Somos responsáveis pelo avanço do fascismo na medida em que em nossos processos de socialização não demos conta de superar o autoritarismo e a conciliação com o inimigo usando discursos favoráveis a essa relação como se o mercado pudesse ser usado como plataforma de emancipação dos negros e pobres. O mercado na verdade é uma instância de dominação econômica, política e cultural. Para quem quiser compreender isso a fundo recomendo a leitura da minha dissertação de mestrado “O Ciclo dos Rebeldes: processos de mercantilização do rap no RJ”. Esse contato com o mercado elevou o moral de muitos que viraram ídolos consagrando-se na cena, mas relegou ao ostracismo formas radicais de pensar e agir contra a sociedade opressora. O rap de resistência é visto como algo ultrapassado. Por isso, quando há desacordos entre nós da cena Hip Hop o mais comum de se ouvir é o discurso do “respeite minha opinião que eu respeito a sua”, o que sacrifica o debate político tornando tudo questão de “opinião”.

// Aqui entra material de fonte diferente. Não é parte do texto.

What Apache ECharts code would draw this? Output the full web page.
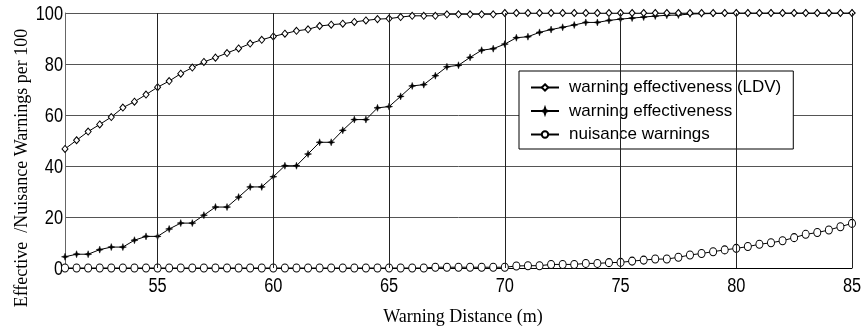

Essa retórica dos rappers descomprometidos com a revolução social é importante mecanismo de dominação e alienação o que ajuda na manutenção de um certo status quo entre artistas de “sucesso”, mas que na verdade denuncia a sua completa miséria e falta de argumentos em debates importantes. Recentemente fiz um comentário criticando a postagem de um colega da cena do rap e este veio no meu privado tirar satisfações evitando o debate público dizendo que era para eu “respeitar sua opinião” numa tentativa desesperada de estancar o debate apagando as contradições. Nada mais sintomático em tempos de fascismo.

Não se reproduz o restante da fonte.